Sa robuste nature finit par succomber à une vie qui tenait du prodige. Dieu permit à la vieillesse et aux infirmités d’avoir raison de cette âme jusque-là maîtresse de son corps. Lorsqu’il ne put plus marcher, il se traînait sur ses béquilles jusqu’à la chapelle de l’infirmerie pour entendre la messe et recevoir le pain des forts. Nuit et jour il souffrait cruellement. Au milieu de ses tortures, la douleur ne pouvait lui arracher que ce cri : « Ah ! mon Sauveur ! mon bon Sauveur ! » Le 26 septembre 1660 il fut pris d’un profond assoupissement. C’était la mort qui venait. On commença les onctions. Le bon père, faisant un dernier effort, répondait Amen aux prières. Après minuit, un des assistants commence le Credo. Credo, répond le saint à chaque verset, et il baise son crucifix ; — Confido, et il baise encore ce gage sacré de son espérance. Son visage couvert de sueur passe tout à coup du rouge vermeil au blanc de neige.
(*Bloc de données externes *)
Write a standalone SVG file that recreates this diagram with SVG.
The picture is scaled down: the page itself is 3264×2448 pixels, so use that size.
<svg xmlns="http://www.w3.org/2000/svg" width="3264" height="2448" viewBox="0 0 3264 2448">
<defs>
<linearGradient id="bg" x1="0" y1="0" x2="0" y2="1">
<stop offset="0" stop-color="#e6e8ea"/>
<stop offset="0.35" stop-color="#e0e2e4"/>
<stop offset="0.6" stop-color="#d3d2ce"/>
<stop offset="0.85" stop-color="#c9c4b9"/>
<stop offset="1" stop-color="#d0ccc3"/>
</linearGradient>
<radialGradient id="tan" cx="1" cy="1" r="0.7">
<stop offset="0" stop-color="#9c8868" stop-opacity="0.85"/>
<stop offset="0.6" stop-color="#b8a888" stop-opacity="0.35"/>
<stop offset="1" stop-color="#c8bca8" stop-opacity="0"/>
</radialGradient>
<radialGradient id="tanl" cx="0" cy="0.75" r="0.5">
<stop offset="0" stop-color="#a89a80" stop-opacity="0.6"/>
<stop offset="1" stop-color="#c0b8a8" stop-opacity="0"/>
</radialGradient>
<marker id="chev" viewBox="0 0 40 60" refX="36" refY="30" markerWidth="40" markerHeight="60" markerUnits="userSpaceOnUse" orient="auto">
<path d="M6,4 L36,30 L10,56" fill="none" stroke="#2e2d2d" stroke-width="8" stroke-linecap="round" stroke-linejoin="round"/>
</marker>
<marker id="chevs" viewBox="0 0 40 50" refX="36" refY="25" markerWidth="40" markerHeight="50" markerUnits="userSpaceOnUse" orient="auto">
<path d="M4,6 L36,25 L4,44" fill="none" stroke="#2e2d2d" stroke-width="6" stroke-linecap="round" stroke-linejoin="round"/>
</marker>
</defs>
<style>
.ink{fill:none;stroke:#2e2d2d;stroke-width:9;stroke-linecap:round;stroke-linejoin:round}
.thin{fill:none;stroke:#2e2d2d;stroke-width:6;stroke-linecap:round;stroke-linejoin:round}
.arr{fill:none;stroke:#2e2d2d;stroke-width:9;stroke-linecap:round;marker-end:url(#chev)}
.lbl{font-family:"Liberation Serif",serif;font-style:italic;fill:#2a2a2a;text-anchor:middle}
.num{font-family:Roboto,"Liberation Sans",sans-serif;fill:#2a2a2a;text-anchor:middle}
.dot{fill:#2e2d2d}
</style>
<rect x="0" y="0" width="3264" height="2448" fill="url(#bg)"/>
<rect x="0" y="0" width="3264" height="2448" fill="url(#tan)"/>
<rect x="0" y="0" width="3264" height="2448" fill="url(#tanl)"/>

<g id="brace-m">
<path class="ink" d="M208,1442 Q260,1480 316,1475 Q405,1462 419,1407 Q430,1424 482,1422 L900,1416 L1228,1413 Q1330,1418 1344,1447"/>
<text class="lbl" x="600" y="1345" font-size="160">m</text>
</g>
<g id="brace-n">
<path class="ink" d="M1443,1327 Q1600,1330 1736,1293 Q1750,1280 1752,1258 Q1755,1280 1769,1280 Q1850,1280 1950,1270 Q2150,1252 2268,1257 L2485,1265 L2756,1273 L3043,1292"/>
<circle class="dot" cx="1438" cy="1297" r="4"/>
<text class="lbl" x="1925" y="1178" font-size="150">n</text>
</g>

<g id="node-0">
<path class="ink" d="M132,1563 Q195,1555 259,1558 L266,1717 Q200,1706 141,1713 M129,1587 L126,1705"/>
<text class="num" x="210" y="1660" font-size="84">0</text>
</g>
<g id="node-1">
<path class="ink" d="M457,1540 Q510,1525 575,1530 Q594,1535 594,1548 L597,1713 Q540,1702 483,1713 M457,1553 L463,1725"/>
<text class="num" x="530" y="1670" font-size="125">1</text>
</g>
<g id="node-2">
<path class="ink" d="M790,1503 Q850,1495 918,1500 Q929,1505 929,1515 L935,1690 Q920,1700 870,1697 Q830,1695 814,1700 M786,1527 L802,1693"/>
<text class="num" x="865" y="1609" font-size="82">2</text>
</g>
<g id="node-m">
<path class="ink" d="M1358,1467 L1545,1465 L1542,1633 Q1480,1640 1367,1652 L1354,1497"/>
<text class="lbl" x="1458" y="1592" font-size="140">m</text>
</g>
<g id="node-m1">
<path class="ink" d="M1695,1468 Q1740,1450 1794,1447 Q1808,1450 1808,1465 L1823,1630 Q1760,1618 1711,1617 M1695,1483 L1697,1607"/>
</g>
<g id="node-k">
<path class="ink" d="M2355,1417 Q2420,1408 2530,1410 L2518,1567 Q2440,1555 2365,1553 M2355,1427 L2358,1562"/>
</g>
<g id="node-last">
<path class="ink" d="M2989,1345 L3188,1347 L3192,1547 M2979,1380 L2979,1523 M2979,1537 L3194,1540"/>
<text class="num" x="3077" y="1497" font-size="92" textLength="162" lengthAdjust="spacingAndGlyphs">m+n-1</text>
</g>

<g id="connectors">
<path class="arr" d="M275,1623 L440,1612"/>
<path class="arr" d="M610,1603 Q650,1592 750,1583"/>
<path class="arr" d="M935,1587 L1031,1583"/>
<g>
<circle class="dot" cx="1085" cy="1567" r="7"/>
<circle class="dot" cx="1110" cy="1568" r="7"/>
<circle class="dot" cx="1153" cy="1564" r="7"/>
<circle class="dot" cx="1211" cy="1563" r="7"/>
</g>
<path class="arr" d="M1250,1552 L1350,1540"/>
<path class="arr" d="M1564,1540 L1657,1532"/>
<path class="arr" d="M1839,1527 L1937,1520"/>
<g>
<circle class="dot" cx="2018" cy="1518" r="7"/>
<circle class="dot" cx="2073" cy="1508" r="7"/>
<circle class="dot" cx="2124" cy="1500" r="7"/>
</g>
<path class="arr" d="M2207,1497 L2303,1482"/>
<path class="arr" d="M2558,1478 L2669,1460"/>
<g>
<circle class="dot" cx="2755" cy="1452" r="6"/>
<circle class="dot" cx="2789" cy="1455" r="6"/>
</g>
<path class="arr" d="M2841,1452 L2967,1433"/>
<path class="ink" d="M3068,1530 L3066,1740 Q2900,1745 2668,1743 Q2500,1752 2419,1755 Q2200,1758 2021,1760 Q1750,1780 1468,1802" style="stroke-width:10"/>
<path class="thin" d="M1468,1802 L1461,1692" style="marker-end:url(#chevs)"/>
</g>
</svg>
Il remue les lèvres pour balbutier encore quelques saintes paroles, sa tête s’incline, et il s’éteint doucement.

Aussitôt un cri retentit : Le saint est mort ! La foule se précipite à Saint-Lazare ; tout ce qu’il y a de grand à Paris, princes, évêques, parlement, noblesse, assiste aux funérailles ; les pauvres y sont aussi, pleurant leur père. Bientôt les témoins de la vie de ce prêtre proclament sa sainteté : c’est le roi de France, le roi et la reine exilés d’Angleterre, le grand-duc de Toscane, le sénat de Gênes, l’épiscopat français tout entier, Fénelon et Bossuet à sa tête, le clergé des deux ordres, le parlement, le peuple.

A ces témoignages de la terre le Ciel répond par des miracles. Le procès de canonisation est instruit, l’Église prononce, et Vincent de Paul, par la voix de Clément XII, le 11 avril 1736, est proclamé saint.

RéFLEXION PRATIQUE

Ô merveilles de la charité ! saint Vincent de Paul n’était qu’un pauvre petit paysan, mais il avait dans le cœur la passion de la bienfaisance : elle lui fit enfanter des prodiges. A son exemple, aimons notre prochain, ayons pour les malheureux des entrailles de père.